_Problem description_: Take the material below and retype it in full; pictures are left out.

---------- Given information ----------

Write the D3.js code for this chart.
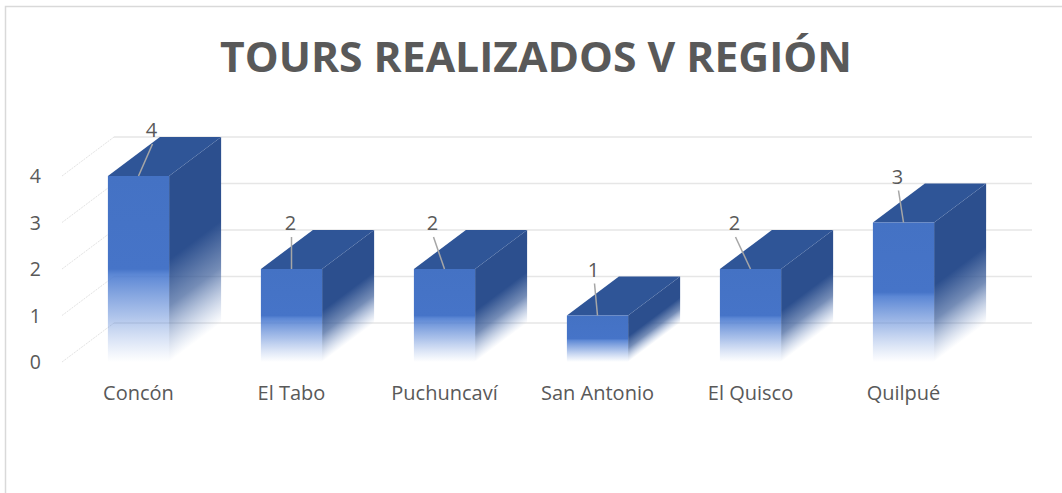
<!DOCTYPE html>
<html>
<head>
<meta charset="utf-8">
<script src="https://cdn.jsdelivr.net/npm/d3@7"></script>
<style>
  body { margin: 0; background: #fff; }
  text { font-family: "Open Sans", sans-serif; fill: #595959; }
</style>
</head>
<body>
<svg id="chart" width="1062" height="493"></svg>
<script>
// data
var comunas = ['Concón', 'El Tabo', 'Puchuncaví', 'San Antonio', 'El Quisco', 'Quilpué'];
var tours = [4, 2, 2, 1, 2, 3];
var yTicks = [0, 1, 2, 3, 4];
var chartTitle = 'TOURS REALIZADOS V REGIÓN';
// small sideways nudges of the data labels (leader lines go back to the bar)
var labelNudge = [13, -1, -12, -4, -16, -6];

var svg = d3.select('#chart');
var depth = { dx: 52, dy: -39 }; // 3d offset of the back wall

// outer chart border, runs off the right / bottom of the picture
svg.append('rect').attr('x', 5.5).attr('y', 6.5).attr('width', 1100).attr('height', 600)
  .attr('fill', 'none').attr('stroke', '#d9d9d9').attr('stroke-width', 1.5);

svg.append('text').attr('x', 536).attr('y', 72).attr('text-anchor', 'middle')
  .attr('font-size', 42).attr('font-weight', 700)
  .attr('textLength', 632).attr('lengthAdjust', 'spacingAndGlyphs')
  .text(chartTitle);

var x = d3.scaleBand().domain(comunas).range([62, 980]).paddingInner(0.6).paddingOuter(0.3);
var y = d3.scaleLinear().domain([0, 4]).range([362, 176]);

var grid = svg.append('g');
// side wall gridlines (diagonal) and back wall gridlines
grid.selectAll('line.side').data(yTicks).enter().append('line')
  .attr('x1', x.range()[0]).attr('y1', function(d) { return y(d); })
  .attr('x2', x.range()[0] + depth.dx).attr('y2', function(d) { return y(d) + depth.dy; })
  .attr('stroke', '#e3e3e3').attr('stroke-width', 1).attr('stroke-dasharray', '2,1');
grid.selectAll('line.back').data(yTicks).enter().append('line')
  .attr('x1', x.range()[0] + depth.dx).attr('y1', function(d) { return y(d) + depth.dy; })
  .attr('x2', x.range()[1] + depth.dx).attr('y2', function(d) { return y(d) + depth.dy; })
  .attr('stroke', '#e6e6e6').attr('stroke-width', 1.3);

// y tick labels on the front plane
svg.append('g').selectAll('text').data(yTicks).enter().append('text')
  .attr('x', 41).attr('y', function(d) { return y(d) + 7; })
  .attr('text-anchor', 'end').attr('font-size', 19.5)
  .text(function(d) { return d; });

var defs = svg.append('defs');
var front = defs.append('linearGradient').attr('id', 'gFront')
  .attr('x1', 0).attr('y1', 0).attr('x2', 0).attr('y2', 1);
[[0, '#4472c4', 1], [0.5, '#4674c8', 1], [0.53, '#4a7ad0', 0.9], [0.75, '#5a86d6', 0.5], [1, '#7398dc', 0]]
  .forEach(function(s) {
    front.append('stop').attr('offset', s[0]).attr('stop-color', s[1]).attr('stop-opacity', s[2]);
  });

var bars = svg.append('g').selectAll('g').data(tours).enter().append('g');

bars.each(function(v, i) {
  var g = d3.select(this);
  var xl = x(comunas[i]), xr = xl + x.bandwidth();
  var yt = y(v), yb = y(0);
  var dx = depth.dx, dy = depth.dy;

  // side gradient: fade runs parallel to the depth direction
  var n = [0.6, 0.8], len = 0.8 * (yb - yt);
  var side = defs.append('linearGradient').attr('id', 'gSide' + i)
    .attr('gradientUnits', 'userSpaceOnUse')
    .attr('x1', xr).attr('y1', yt).attr('x2', xr + n[0] * len).attr('y2', yt + n[1] * len);
  [[0, '#2c4f8e', 1], [0.45, '#2c4f8e', 1], [0.7, '#3a5c98', 0.7], [1, '#6f8fc8', 0]].forEach(function(s) {
    side.append('stop').attr('offset', s[0]).attr('stop-color', s[1]).attr('stop-opacity', s[2]);
  });

  g.append('polygon')
    .attr('points', [[xr, yt], [xr + dx, yt + dy], [xr + dx, yb + dy], [xr, yb]].join(' '))
    .attr('fill', 'url(#gSide' + i + ')');
  g.append('polygon')
    .attr('points', [[xl, yt], [xl + dx, yt + dy], [xr + dx, yt + dy], [xr, yt]].join(' '))
    .attr('fill', '#2f5597');
  g.append('rect').attr('x', xl).attr('y', yt).attr('width', x.bandwidth()).attr('height', yb - yt)
    .attr('fill', 'url(#gFront)');

  // data label with leader line
  var cx = xl + x.bandwidth() / 2;
  var lx = cx + labelNudge[i], ly = yt + dy - 7;
  g.append('line').attr('x1', lx + 1).attr('y1', ly + 14).attr('x2', cx).attr('y2', yt)
    .attr('stroke', '#a6a6a6').attr('stroke-width', 1.5);
  g.append('text').attr('x', lx).attr('y', ly + 7).attr('text-anchor', 'middle')
    .attr('font-size', 20).text(v);
});

// category labels
svg.append('g').selectAll('text').data(comunas).enter().append('text')
  .attr('x', function(d) { return x(d) + x.bandwidth() / 2; })
  .attr('y', 400).attr('text-anchor', 'middle').attr('font-size', 20)
  .text(function(d) { return d; });
</script>
</body>
</html>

----------

_Finished answer_:
Write the D3.js code for this chart.
<!DOCTYPE html>
<html>
<head>
<meta charset="utf-8">
<script src="https://cdn.jsdelivr.net/npm/d3@7"></script>
<style>
  body { margin: 0; background: #fff; }
  text { font-family: "Open Sans", sans-serif; fill: #595959; }
</style>
</head>
<body>
<svg id="chart" width="1062" height="493"></svg>
<script>
// data
var comunas = ['Concón', 'El Tabo', 'Puchuncaví', 'San Antonio', 'El Quisco', 'Quilpué'];
var tours = [4, 2, 2, 1, 2, 3];
var yTicks = [0, 1, 2, 3, 4];
var chartTitle = 'TOURS REALIZADOS V REGIÓN';
// small sideways nudges of the data labels (leader lines go back to the bar)
var labelNudge = [13, -1, -12, -4, -16, -6];

var svg = d3.select('#chart');
var depth = { dx: 52, dy: -39 }; // 3d offset of the back wall

// outer chart border, runs off the right / bottom of the picture
svg.append('rect').attr('x', 5.5).attr('y', 6.5).attr('width', 1100).attr('height', 600)
  .attr('fill', 'none').attr('stroke', '#d9d9d9').attr('stroke-width', 1.5);

svg.append('text').attr('x', 536).attr('y', 72).attr('text-anchor', 'middle')
  .attr('font-size', 42).attr('font-weight', 700)
  .attr('textLength', 632).attr('lengthAdjust', 'spacingAndGlyphs')
  .text(chartTitle);

var x = d3.scaleBand().domain(comunas).range([62, 980]).paddingInner(0.6).paddingOuter(0.3);
var y = d3.scaleLinear().domain([0, 4]).range([362, 176]);

var grid = svg.append('g');
// side wall gridlines (diagonal) and back wall gridlines
grid.selectAll('line.side').data(yTicks).enter().append('line')
  .attr('x1', x.range()[0]).attr('y1', function(d) { return y(d); })
  .attr('x2', x.range()[0] + depth.dx).attr('y2', function(d) { return y(d) + depth.dy; })
  .attr('stroke', '#e3e3e3').attr('stroke-width', 1).attr('stroke-dasharray', '2,1');
grid.selectAll('line.back').data(yTicks).enter().append('line')
  .attr('x1', x.range()[0] + depth.dx).attr('y1', function(d) { return y(d) + depth.dy; })
  .attr('x2', x.range()[1] + depth.dx).attr('y2', function(d) { return y(d) + depth.dy; })
  .attr('stroke', '#e6e6e6').attr('stroke-width', 1.3);

// y tick labels on the front plane
svg.append('g').selectAll('text').data(yTicks).enter().append('text')
  .attr('x', 41).attr('y', function(d) { return y(d) + 7; })
  .attr('text-anchor', 'end').attr('font-size', 19.5)
  .text(function(d) { return d; });

var defs = svg.append('defs');
var front = defs.append('linearGradient').attr('id', 'gFront')
  .attr('x1', 0).attr('y1', 0).attr('x2', 0).attr('y2', 1);
[[0, '#4472c4', 1], [0.5, '#4674c8', 1], [0.53, '#4a7ad0', 0.9], [0.75, '#5a86d6', 0.5], [1, '#7398dc', 0]]
  .forEach(function(s) {
    front.append('stop').attr('offset', s[0]).attr('stop-color', s[1]).attr('stop-opacity', s[2]);
  });

var bars = svg.append('g').selectAll('g').data(tours).enter().append('g');

bars.each(function(v, i) {
  var g = d3.select(this);
  var xl = x(comunas[i]), xr = xl + x.bandwidth();
  var yt = y(v), yb = y(0);
  var dx = depth.dx, dy = depth.dy;

  // side gradient: fade runs parallel to the depth direction
  var n = [0.6, 0.8], len = 0.8 * (yb - yt);
  var side = defs.append('linearGradient').attr('id', 'gSide' + i)
    .attr('gradientUnits', 'userSpaceOnUse')
    .attr('x1', xr).attr('y1', yt).attr('x2', xr + n[0] * len).attr('y2', yt + n[1] * len);
  [[0, '#2c4f8e', 1], [0.45, '#2c4f8e', 1], [0.7, '#3a5c98', 0.7], [1, '#6f8fc8', 0]].forEach(function(s) {
    side.append('stop').attr('offset', s[0]).attr('stop-color', s[1]).attr('stop-opacity', s[2]);
  });

  g.append('polygon')
    .attr('points', [[xr, yt], [xr + dx, yt + dy], [xr + dx, yb + dy], [xr, yb]].join(' '))
    .attr('fill', 'url(#gSide' + i + ')');
  g.append('polygon')
    .attr('points', [[xl, yt], [xl + dx, yt + dy], [xr + dx, yt + dy], [xr, yt]].join(' '))
    .attr('fill', '#2f5597');
  g.append('rect').attr('x', xl).attr('y', yt).attr('width', x.bandwidth()).attr('height', yb - yt)
    .attr('fill', 'url(#gFront)');

  // data label with leader line
  var cx = xl + x.bandwidth() / 2;
  var lx = cx + labelNudge[i], ly = yt + dy - 7;
  g.append('line').attr('x1', lx + 1).attr('y1', ly + 14).attr('x2', cx).attr('y2', yt)
    .attr('stroke', '#a6a6a6').attr('stroke-width', 1.5);
  g.append('text').attr('x', lx).attr('y', ly + 7).attr('text-anchor', 'middle')
    .attr('font-size', 20).text(v);
});

// category labels
svg.append('g').selectAll('text').data(comunas).enter().append('text')
  .attr('x', function(d) { return x(d) + x.bandwidth() / 2; })
  .attr('y', 400).attr('text-anchor', 'middle').attr('font-size', 20)
  .text(function(d) { return d; });
</script>
</body>
</html>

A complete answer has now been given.